Portaria proíbe venda e uso de Lipostabil, o remédio que derrete as gordurinhas e virou febre de verão nos tratamentos estéticos.




Por um tempo, foi o milagre do verão. Em troca de dez sessões de injeções (doídas, é verdade) ao longo de dois ou três meses, o pneu, a barriga e o culote indesejados sucumbiam sob a ação do Lipostabil, um medicamento à base de fosfatidilcolina, substância derivada da soja que tem a capacidade de "derreter" gorduras. Ocorre que o milagroso Lipostabil, produzido pelo laboratório Aventis Pharma na Itália e na Alemanha, apresentava dois probleminhas. Primeiro, foi testado e aprovado unicamente para o tratamento de doenças coronárias causadas pelo acúmulo de gordura nas artérias; seu uso estético é inovação ainda sem embasamento científico rigoroso. Segundo, a Aventis jamais pediu a aprovação do registro do Lipostabil no Ministério da Saúde do Brasil, o que faz dele, em última instância, um medicamento sem licença para ser comercializado ou consumido no país, seja para o fim que for. Diante da sofreguidão com que o remédio passou a ser importado ou reconstituído em farmácias de manipulação nos últimos meses, para atender à procura dos vorazes consumidores, o Lipostabil acabou atropelado pelo próprio sucesso. No último dia 9, a Agência Nacional de Vigilância Sanitária (Anvisa) publicou portaria que proíbe a importação, a distribuição, o comércio e o uso, para fins estéticos, de todo medicamento injetável, comercial ou manipulado, que contenha fosfatidilcolina. Quem não obedecer será notificado, podendo receber multa de até 1,5 milhão de reais e ter o estabelecimento fechado.




Médicos e usuários da chamada "lipo light" se indignaram. "Estão fazendo com o Lipostabil o mesmo que com o Botox, que só foi liberado para eliminar rugas no ano passado, dez anos depois de começar a ser usado para esse fim", fulmina a dermatologista paulista Patrícia Rittes, uma das maiores especialistas na utilização de Lipostabil no país, com mais de 2.000 pacientes submetidos ao procedimento. "Realmente existe um uso indiscriminado do produto, e sou favorável ao controle. Mas proibição, não", acrescenta Patrícia, que diz empregar Lipostabil para fins estéticos desde 1995, sem nunca ter registrado nenhuma complicação. Mesmo assim, Patrícia, como a maioria dos colegas, decidiu parar com as aplicações – notícia particularmente dolorida para quem já passou por quatro, cinco sessões de agulhadas e sofrimento. A argumentação da Anvisa para publicar a resolução é ancorada no fato de que não existem pesquisas detalhadas sobre os efeitos da fosfatidilcolina no combate à gordura localizada.
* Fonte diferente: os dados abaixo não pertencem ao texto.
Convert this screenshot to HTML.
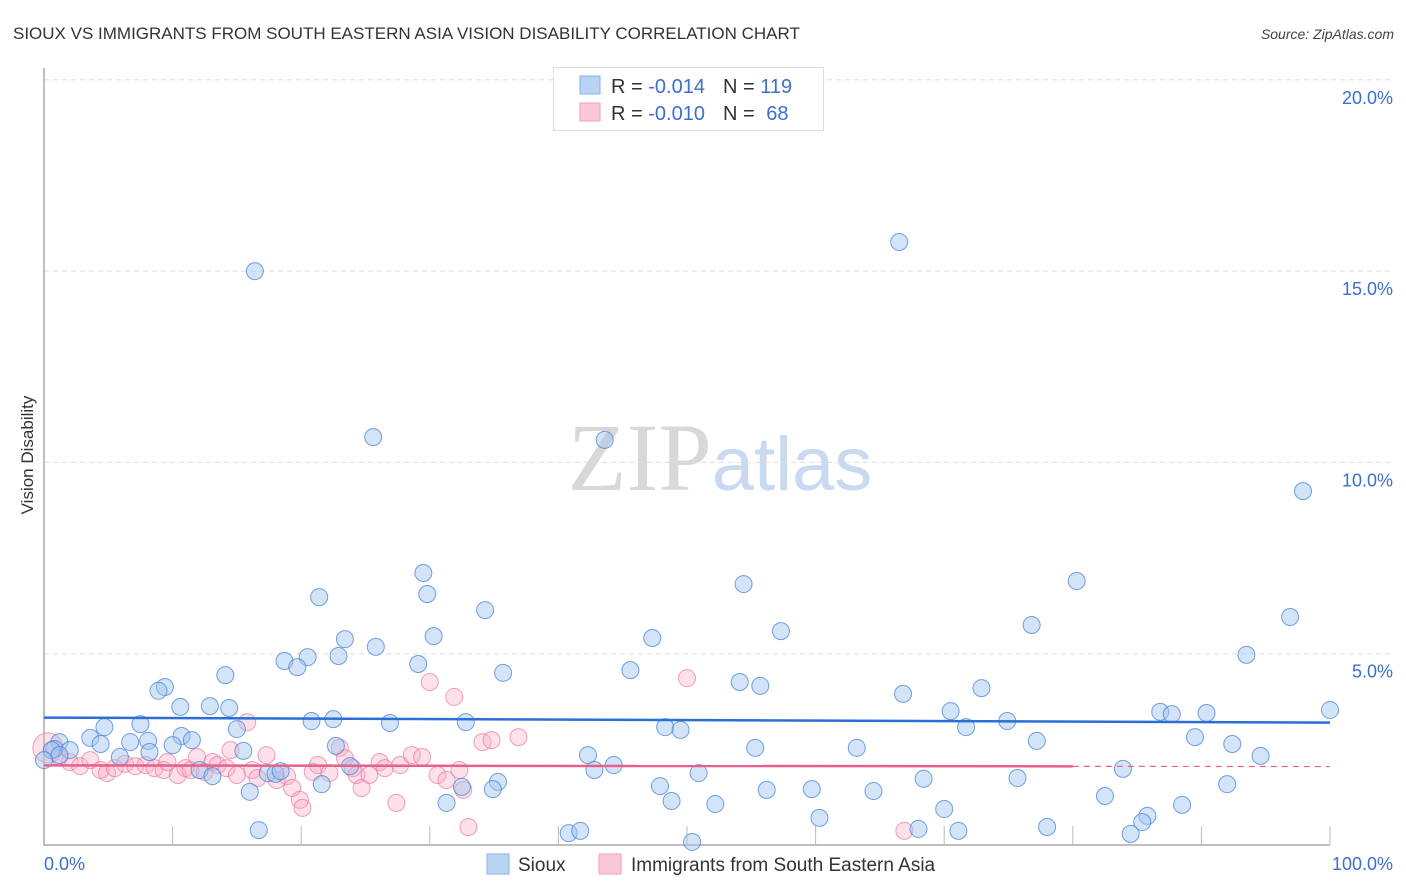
<!DOCTYPE html>
<html><head><meta charset="utf-8"><style>
body{margin:0;background:#fff;font-family:"Liberation Sans",sans-serif}
svg{display:block}
</style></head><body>
<svg id="chart" width="1406" height="892" xmlns="http://www.w3.org/2000/svg">
<text x="13" y="39" font-size="17" fill="#333">SIOUX VS IMMIGRANTS FROM SOUTH EASTERN ASIA VISION DISABILITY CORRELATION CHART</text>
<text x="1394" y="39" font-size="14" fill="#444" text-anchor="end" font-style="italic">Source: ZipAtlas.com</text>
<text x="720" y="490" font-size="96" text-anchor="middle"><tspan fill="#d8d8d8" font-family="Liberation Serif">ZIP</tspan><tspan fill="#c9d9f0" font-size="76">atlas</tspan></text>
<g id="grid"></g>
<g id="axes"></g>
<g id="marks"></g>
<text transform="translate(33,455) rotate(-90)" font-size="17" fill="#333" text-anchor="middle">Vision Disability</text>
<g>
<rect x="553.5" y="67.5" width="270" height="63" fill="#fff" stroke="#ddd"/>
<rect x="580" y="76" width="20" height="18" fill="#b9d3f5" stroke="#88b0e8"/>
<rect x="580" y="103" width="20" height="18" fill="#fbc8d6" stroke="#f0a0b8"/>
<text x="611" y="93" font-size="20" fill="#333">R = <tspan fill="#3a6fd0">-0.014</tspan><tspan dx="18">N = </tspan><tspan fill="#3a6fd0">119</tspan></text>
<text x="611" y="120" font-size="20" fill="#333">R = <tspan fill="#3a6fd0">-0.010</tspan><tspan dx="18">N = </tspan><tspan fill="#3a6fd0" dx="6">68</tspan></text>
</g>
<g>
<rect x="487" y="854" width="22" height="20" fill="#b9d3f5" stroke="#88b0e8"/>
<text x="518" y="871" font-size="19" fill="#333">Sioux</text>
<rect x="599" y="854" width="22" height="20" fill="#fbc8d6" stroke="#f0a0b8"/>
<text x="631" y="871" font-size="19" fill="#333">Immigrants from South Eastern Asia</text>
</g>
</svg>
<script>
const yTicks=[5,10,15,20];
const yTickLabels=["5.0%","10.0%","15.0%","20.0%"];
const xTickLabels=["0.0%","100.0%"];
const siouxX=[16.4,66.5,25.6,43.6,97.9,29.5,80.3,54.4,21.4,29.8,34.3,96.9,57.3,76.8,30.3,23.4,47.3,25.8,93.5,18.7,20.5,22.9,19.7,29.1,45.6,35.7,14.1,9.4,8.9,54.1,55.7,72.9,66.8,10.6,12.9,14.4,70.5,100,86.8,87.7,90.4,7.5,4.7,20.8,22.5,26.9,32.8,48.3,49.5,74.9,71.7,15.0,10.7,6.7,8.1,11.5,3.6,1.2,4.4,0.8,10.0,15.5,22.7,2.0,5.9,8.2,89.5,92.4,77.2,63.2,55.3,94.6,42.3,44.3,42.8,23.8,12.1,13.1,17.4,18.0,18.4,50.9,83.9,75.7,68.4,92.0,47.9,35.3,32.5,34.9,21.6,16.0,56.2,59.7,64.5,82.5,48.8,52.2,31.3,70.0,88.5,60.3,85.8,85.4,68.0,71.1,78.0,84.5,16.7,40.8,41.7,50.4,0.6,1.2,0];
const siouxY=[15.0,15.76,10.66,10.59,9.25,7.11,6.90,6.82,6.48,6.56,6.14,5.96,5.59,5.75,5.46,5.38,5.41,5.18,4.97,4.81,4.91,4.94,4.65,4.73,4.57,4.50,4.44,4.13,4.03,4.26,4.16,4.10,3.95,3.61,3.63,3.58,3.50,3.53,3.48,3.42,3.45,3.16,3.08,3.24,3.29,3.19,3.21,3.08,3.01,3.24,3.08,3.03,2.85,2.69,2.72,2.74,2.80,2.69,2.64,2.51,2.61,2.46,2.59,2.48,2.30,2.43,2.82,2.64,2.72,2.54,2.54,2.33,2.35,2.09,1.96,2.06,1.96,1.80,1.88,1.86,1.93,1.88,1.99,1.75,1.73,1.59,1.54,1.65,1.52,1.46,1.59,1.39,1.44,1.46,1.41,1.28,1.15,1.07,1.10,0.94,1.05,0.71,0.76,0.60,0.42,0.37,0.47,0.29,0.39,0.31,0.37,0.08,2.48,2.35,2.22];
const asiaX=[0.3,1.2,2.0,2.8,3.6,4.4,4.9,5.5,6.3,7.1,7.9,8.6,9.3,9.6,10.4,11.0,11.4,11.9,12.5,13.1,13.5,14.2,14.5,15.0,15.8,16.2,16.6,17.3,18.1,18.9,19.3,19.9,20.1,20.9,21.3,22.2,23.0,23.4,24.0,24.3,24.7,25.3,26.1,26.5,27.4,27.7,28.6,29.4,30.0,30.6,31.3,31.9,32.3,32.6,34.1,34.8,36.9,33.0,50.0,66.9];
const asiaY=[2.54,2.30,2.17,2.06,2.22,1.96,1.88,2.01,2.12,2.06,2.09,2.01,1.96,2.17,1.83,2.01,1.96,2.30,1.91,2.17,2.09,2.01,2.48,1.83,3.21,1.96,1.75,2.35,1.70,1.80,1.49,1.18,0.97,1.91,2.09,1.88,2.54,2.27,2.01,1.83,1.49,1.83,2.17,2.01,1.10,2.09,2.35,2.30,4.26,1.83,1.70,3.87,1.96,1.44,2.69,2.74,2.82,0.47,4.36,0.37];
const siouxTrend=[3.33,3.20];
const asiaTrend=[2.08,2.05];
const asiaTrendEnd=80;

const NS="http://www.w3.org/2000/svg";
const X0=44,X1=1330,Y0=845,PY=38.26;
const sx=v=>X0+(X1-X0)*v/100;
const sy=v=>Y0-v*PY;
function mk(tag,attrs,parent){const e=document.createElementNS(NS,tag);for(const k in attrs)e.setAttribute(k,attrs[k]);parent.appendChild(e);return e;}
const grid=document.getElementById('grid'),axes=document.getElementById('axes'),marks=document.getElementById('marks');
yTicks.forEach((t,i)=>{
  const l=mk('line',{x1:X0,x2:1394,y1:sy(t),y2:sy(t),stroke:'#ddd','stroke-dasharray':'5,4'},grid);
  
  
  const tx=mk('text',{x:1393,y:sy(t)+24,'font-size':18,fill:'#3a6fd0','text-anchor':'end'},axes);
  tx.textContent=yTickLabels[i];
  
  
});
const ax=mk('path',{d:`M${X0} 68V${Y0}H${X1}`,stroke:'#aaa',fill:'none','stroke-width':1.5},axes);


for(let i=1;i<=10;i++){const t=mk('line',{x1:sx(i*10),x2:sx(i*10),y1:826,y2:Y0,stroke:'#bbb'},axes);
  
  }
xTickLabels.forEach((s,i)=>{const t=mk('text',{x:i?1393:44,y:870,'font-size':18,fill:'#3a6fd0','text-anchor':i?'end':'start'},axes);t.textContent=s;
  
  });
asiaX.forEach((x,i)=>{const c=mk('circle',{cx:sx(x),cy:sy(asiaY[i]),r:i===0?15:8.5,fill:'rgba(248,170,195,0.35)',stroke:'rgba(235,120,155,0.7)','stroke-width':1},marks);
  
  });
siouxX.forEach((x,i)=>{const c=mk('circle',{cx:sx(x),cy:sy(siouxY[i]),r:8.5,fill:'rgba(160,195,240,0.45)',stroke:'rgba(70,130,215,0.75)','stroke-width':1},marks);
  
  });
const bt=mk('line',{x1:sx(0),x2:sx(100),y1:sy(siouxTrend[0]),y2:sy(siouxTrend[1]),stroke:'#2a6fd6','stroke-width':2.5},marks);


const midY=asiaTrend[0]+(asiaTrend[1]-asiaTrend[0])*asiaTrendEnd/100;
const pt=mk('line',{x1:sx(0),x2:sx(asiaTrendEnd),y1:sy(asiaTrend[0]),y2:sy(midY),stroke:'#e8608a','stroke-width':2.5},marks);


const pd=mk('line',{x1:sx(asiaTrendEnd),x2:sx(100),y1:sy(midY),y2:sy(asiaTrend[1]),stroke:'#e8608a','stroke-width':1.2,'stroke-dasharray':'6,5'},marks);


</script>
</body></html>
Se não há estudos, não há como garantir a inexistência de efeitos deletérios – embora tampouco se possa comprovar o contrário. "A resolução surgiu de uma preocupação com os possíveis riscos do uso desse medicamento para fins estéticos. Não sabemos, por exemplo, qual o efeito do tratamento a longo prazo", diz Cláudio Maierovitch Pessanha Henriques, diretor da Anvisa. O próprio laboratório Aventis faz questão de se distanciar da "lipo light", alertando, em um comunicado, para "os riscos decorrentes do uso inadequado do medicamento".

No que depender dos pacientes loucos por exterminar gordurinhas, os resultados compensam possíveis riscos. Tanto que, mesmo alertados pelo comunicado da Aventis e por advertências das autoridades médicas que precederam a proibição, muitos continuaram, animados, a rotina de aplicações. "Não podia usar blusinhas justas ou transparentes porque a dobrinha nas costas aparecia. Com o tratamento, perdi 4 centímetros e posso usar o que quiser", comemorava na semana passada a recepcionista Simone Molico, 31 anos, nove aplicações de fosfatidilcolina na clínica da dermatologista Ligia Kogos, de São Paulo. Foi também lá que o empresário Praid Picarelli, 41 anos, sete aplicações, deixou 8 centímetros de cintura. Doer, doeu, principalmente depois das primeiras aplicações, que lhe renderam hematomas. Mas, mesmo sem ter terminado o tratamento, ele acha que valeu a pena. "Por mais que fizesse exercício aeróbico, não conseguia eliminar os pneuzinhos. Pensei em fazer lipoaspiração, mas achei muito agressivo. Com o Lipostabil, pude diminuir um furo de todos os meus cintos", conta. Para Ligia, o maior problema decorrente da proibição do Lipostabil deve ser a disseminação descontrolada das aplicações em academias de ginástica e salões de cabeleireiro. "Alguns já fazem o tratamento. Como não são fiscalizados, a oferta deve aumentar", avisa ela.